Balconies are an important consideration in many jurisdictions for multi-unit residential buildings both as a functional extension of the living space and a key component in the overall building thermal performance. Also, they are essential design components that pose significant challenges for the successful execution of competing structural, fire and thermal requirements. These challenges are amplified in mass timber construction due to added new design challenges regarding structural connections, building enclosure detailing, and proper waterproofing membrane application. Overcoming these barriers and providing solutions to address them will improve the acceptance of timber as a viable structural system. For thermally broken balconies with mass timber components, the strategies developed as part of this objective are applicable as lessons learned to other projects and the focus of this research report. The balcony mockup design is based on Canada’s Earth Tower, a proposal to create a 38-storey, 340,000 ft2 high performance mass timber residential mixed-use sustainable development targeting Passive House certification.
This research project has selected a two-story balcony structure from Canada’s Earth Tower design proposal to use as a prototype to design and construct with a focus on investigating key research questions identified in the ‘Introduction‘ section of this report. While this is not a comprehensive comparison or examination, the balcony mockup studied what it means to have a face-mounted, projecting and thermally broken timber balcony system to a glulam primary mass timber structure through a unitized CLT wall panel.
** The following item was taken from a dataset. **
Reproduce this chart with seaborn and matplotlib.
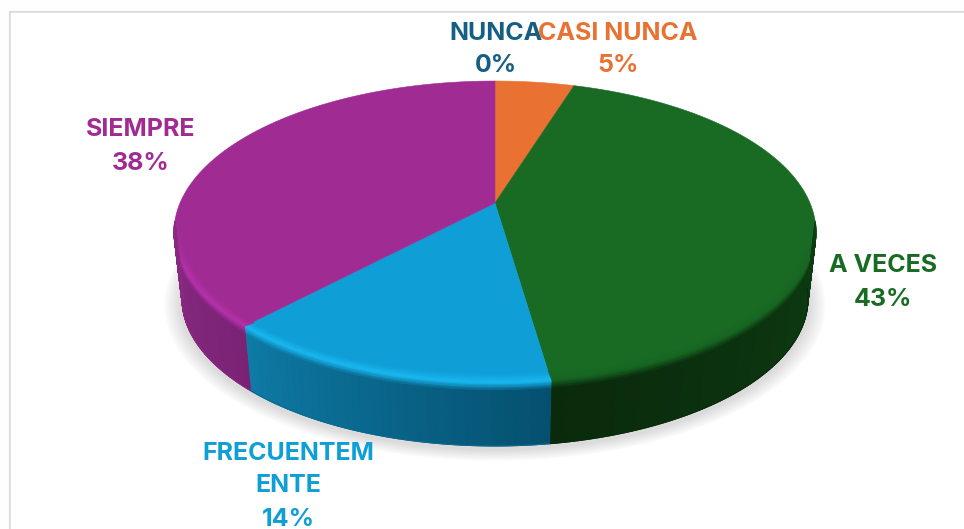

The balcony structure was designed to utilize a steel and timber hybrid strut that acts in two ways: in compression under normal loading, and in tension to counteract wind uplift. The balcony decks are supported by two custom steel plates at the inner corners, and by the timber compression struts at the outer corners. Steel knife plate connections combined with compression struts work together to simplify the envelope detailing, and minimize the extent of the envelope penetration and thermal bridging, which can be further improved with the use of a thermally broken connector. The compression member prevents the balcony from buckling at the steel connections and reduces the size of the structural connection back to the building’s primary structure.
The balcony decks are prefabricated from the combination of a structural steel frame, exposed mass timber struts, dowel laminated timber (DLT), and cross-laminated timber (CLT) decks, and explore two types of waterproofing membranes as well as two types of finish decking material. Balcony decks come as a prefabricated modular unit to accelerate construction speed while minimizing construction waste and ensuring superior quality assurance and control. Unlike conventional balcony construction with a simple floor slab extension, the mockup explores dissociation of the interior floor structure from the balcony through the steel connection details and allows for the height of the balcony to be designed to minimize the stepover height and to accommodate a zero-threshold condition.
Building code requirements and industry standards related to mass timber construction are continuously evolving and being updated. Overall, the balcony mockup research and process demonstrates the viability of thermally broken balcony solutions in mass timber wood buildings.